Tipologi tersebutlah yang membedakan antara lembaga pendidikan formal lainnya dengan pesantren. Berangkat dari karakter itu, pesantren saya kira cukup mempunyai relevansi tanpa adanya intervensi dalam melakukan rekonstruksi. Berbeda apabila masih ada kepentingan lembaga yang masih diintervensi negara, misalnya dengan melakukan restorasi kepentingan dan keinginan sebagaimana pemerintah inginkan, bukan kebutuhan pesantren sendiri.

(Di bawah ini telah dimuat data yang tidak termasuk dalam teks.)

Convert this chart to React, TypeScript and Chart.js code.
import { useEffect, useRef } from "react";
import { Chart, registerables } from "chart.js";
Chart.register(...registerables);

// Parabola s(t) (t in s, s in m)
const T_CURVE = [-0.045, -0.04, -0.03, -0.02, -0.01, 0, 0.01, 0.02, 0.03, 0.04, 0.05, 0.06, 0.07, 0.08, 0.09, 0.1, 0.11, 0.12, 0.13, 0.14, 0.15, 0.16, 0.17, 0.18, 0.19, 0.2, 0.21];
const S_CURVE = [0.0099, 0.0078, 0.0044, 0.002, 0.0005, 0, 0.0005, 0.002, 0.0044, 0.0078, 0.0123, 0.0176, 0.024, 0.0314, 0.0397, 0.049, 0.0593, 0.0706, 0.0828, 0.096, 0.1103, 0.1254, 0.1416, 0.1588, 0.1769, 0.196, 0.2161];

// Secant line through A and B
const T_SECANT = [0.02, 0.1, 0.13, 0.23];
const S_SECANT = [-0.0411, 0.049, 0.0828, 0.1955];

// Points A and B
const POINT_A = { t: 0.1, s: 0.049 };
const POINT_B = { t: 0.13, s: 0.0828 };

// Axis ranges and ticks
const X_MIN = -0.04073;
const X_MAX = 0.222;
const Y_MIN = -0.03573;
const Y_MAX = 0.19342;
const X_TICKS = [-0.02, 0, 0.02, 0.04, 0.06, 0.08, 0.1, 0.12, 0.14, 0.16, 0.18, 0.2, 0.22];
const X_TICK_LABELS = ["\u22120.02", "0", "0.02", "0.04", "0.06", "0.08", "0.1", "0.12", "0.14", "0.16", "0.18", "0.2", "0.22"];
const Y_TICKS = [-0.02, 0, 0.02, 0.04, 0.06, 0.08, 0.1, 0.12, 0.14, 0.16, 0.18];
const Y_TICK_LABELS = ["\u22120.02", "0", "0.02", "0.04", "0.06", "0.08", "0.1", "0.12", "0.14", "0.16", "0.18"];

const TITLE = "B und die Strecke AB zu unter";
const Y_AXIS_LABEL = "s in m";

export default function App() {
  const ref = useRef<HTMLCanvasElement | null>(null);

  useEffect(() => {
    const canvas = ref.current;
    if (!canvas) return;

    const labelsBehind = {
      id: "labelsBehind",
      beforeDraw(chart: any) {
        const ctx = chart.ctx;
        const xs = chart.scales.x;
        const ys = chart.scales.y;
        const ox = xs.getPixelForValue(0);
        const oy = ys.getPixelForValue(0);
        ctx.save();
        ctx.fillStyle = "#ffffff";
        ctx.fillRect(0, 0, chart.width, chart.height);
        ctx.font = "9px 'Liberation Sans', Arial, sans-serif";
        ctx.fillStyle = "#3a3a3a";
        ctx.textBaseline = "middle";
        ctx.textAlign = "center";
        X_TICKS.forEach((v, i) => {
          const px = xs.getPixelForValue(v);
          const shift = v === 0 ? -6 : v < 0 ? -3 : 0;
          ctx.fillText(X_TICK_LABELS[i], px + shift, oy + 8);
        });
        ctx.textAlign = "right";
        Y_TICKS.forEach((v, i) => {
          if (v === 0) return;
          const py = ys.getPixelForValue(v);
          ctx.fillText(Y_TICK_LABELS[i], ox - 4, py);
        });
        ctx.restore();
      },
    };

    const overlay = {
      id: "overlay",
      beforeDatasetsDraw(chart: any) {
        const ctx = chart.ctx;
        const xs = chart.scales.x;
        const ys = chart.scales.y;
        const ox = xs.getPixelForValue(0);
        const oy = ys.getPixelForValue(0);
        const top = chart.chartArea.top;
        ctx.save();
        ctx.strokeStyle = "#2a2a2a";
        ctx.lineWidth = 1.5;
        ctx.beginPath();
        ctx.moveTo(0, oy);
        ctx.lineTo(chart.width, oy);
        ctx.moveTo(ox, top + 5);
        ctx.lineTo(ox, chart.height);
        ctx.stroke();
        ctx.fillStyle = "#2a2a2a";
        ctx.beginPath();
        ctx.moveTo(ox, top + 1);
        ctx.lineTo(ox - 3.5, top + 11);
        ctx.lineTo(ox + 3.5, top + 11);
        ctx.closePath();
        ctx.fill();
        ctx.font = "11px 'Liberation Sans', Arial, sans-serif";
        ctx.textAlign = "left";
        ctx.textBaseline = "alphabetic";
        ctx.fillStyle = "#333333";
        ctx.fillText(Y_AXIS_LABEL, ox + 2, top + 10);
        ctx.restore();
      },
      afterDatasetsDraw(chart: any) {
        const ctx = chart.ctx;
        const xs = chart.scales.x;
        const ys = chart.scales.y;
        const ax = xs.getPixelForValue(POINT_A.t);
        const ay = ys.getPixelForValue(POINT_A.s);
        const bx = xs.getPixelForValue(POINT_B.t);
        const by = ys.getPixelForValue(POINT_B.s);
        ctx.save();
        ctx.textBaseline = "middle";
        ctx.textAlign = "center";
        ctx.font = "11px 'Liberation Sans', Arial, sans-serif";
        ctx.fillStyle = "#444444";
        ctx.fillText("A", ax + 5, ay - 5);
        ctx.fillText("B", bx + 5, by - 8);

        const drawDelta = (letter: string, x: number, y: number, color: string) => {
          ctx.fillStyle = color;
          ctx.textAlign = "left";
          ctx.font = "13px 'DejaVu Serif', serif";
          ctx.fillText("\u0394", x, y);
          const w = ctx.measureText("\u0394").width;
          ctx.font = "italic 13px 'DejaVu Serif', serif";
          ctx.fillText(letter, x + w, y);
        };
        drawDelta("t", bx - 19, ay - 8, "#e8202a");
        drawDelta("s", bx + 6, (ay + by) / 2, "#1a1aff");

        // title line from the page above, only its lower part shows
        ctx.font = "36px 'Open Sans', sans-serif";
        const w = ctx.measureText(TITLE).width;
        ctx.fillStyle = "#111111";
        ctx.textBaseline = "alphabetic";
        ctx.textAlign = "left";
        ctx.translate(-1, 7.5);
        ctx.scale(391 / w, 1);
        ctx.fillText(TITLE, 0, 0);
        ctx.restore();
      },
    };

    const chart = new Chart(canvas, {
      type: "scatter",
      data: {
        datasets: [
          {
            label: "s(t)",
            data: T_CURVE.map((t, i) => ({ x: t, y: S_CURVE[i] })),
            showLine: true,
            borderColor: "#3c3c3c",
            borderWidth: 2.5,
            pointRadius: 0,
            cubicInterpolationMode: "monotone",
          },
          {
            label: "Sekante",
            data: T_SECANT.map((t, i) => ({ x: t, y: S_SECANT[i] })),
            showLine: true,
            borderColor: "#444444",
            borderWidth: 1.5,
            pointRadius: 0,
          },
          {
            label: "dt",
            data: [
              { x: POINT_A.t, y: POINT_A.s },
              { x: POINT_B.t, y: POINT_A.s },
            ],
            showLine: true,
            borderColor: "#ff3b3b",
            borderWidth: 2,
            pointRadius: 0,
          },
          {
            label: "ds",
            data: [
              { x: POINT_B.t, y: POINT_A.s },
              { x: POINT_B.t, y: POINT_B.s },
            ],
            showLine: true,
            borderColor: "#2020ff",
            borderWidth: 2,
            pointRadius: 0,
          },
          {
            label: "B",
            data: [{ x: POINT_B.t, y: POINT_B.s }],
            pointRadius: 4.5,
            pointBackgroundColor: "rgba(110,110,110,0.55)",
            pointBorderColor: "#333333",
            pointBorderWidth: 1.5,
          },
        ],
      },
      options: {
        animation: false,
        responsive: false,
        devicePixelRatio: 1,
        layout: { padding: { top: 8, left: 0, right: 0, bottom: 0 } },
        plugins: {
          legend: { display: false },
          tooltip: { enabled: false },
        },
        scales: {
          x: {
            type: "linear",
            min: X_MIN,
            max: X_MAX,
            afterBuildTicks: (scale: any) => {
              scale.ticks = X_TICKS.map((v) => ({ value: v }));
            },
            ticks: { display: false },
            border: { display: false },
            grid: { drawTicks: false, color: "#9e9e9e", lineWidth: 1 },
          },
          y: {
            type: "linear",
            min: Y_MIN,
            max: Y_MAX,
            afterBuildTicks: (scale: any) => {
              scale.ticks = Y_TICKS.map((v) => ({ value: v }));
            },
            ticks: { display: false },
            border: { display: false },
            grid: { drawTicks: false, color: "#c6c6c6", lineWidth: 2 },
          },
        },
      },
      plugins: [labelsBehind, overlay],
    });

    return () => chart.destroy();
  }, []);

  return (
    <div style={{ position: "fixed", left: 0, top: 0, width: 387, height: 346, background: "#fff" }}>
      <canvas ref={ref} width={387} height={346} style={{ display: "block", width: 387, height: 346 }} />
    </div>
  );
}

Memang, di sisi lain, pesantren bukan suatu yang anti terhadap regulasi yang diberikan pemerintah, akan tetapi di sebagian lembaga masih berpegang teguh dengan tidak adanya intervensi oleh pihak yang rentan berbau kepentingan, khususnya pemerintah. Jadi boleh-boleh saja ada suatu kondisi, di mana pemerintah harus ikut campur, seperti halnya untuk kesejahteraan pengajar, pembangunan infrastuktur, dan pengembangan lainnya.
Namun, itu bukan suatu hal yang gampang direalisasikan. Buktinya, dengan hadirnya Peraturan Presiden Nomor 82 Tahun 2021 tentang Dana Abadi Pesantren masih manuai pro dan kontra. Karena hal itu dianggap bagian iming-iming pemerintah untuk bisa mengintervensi pesantren lewat UU Pesantren yang dibuatnya. Situasi saat ini memang dipandang perlu adanya sosialiasi untuk dapat mengedukasi dan menjelaskan, bahwasanya itu bukan bagian dari pemerintah dalam mengintervensi kepentingan dirinya, tapi memang murni untuk kesejahteraan pesantren sendiri.
Pesantren dalam Pusaran Zaman
Perkembangan teknologi dan arus zaman begitu cepat, sehingga manusia dipaksa untuk tetap bisa adaptasi dengan segala kondisi yang sedang dialaminya, sebagaimana di katakan Sayyidina Ali bin Abi Thalib, “Didiklah anak-anakmu sesuai dengan zamannya, karena mereka hidup bukan di zamanmu.” Artinya unsur dinamis seharusnya harus selalu ada dalam diri manusia.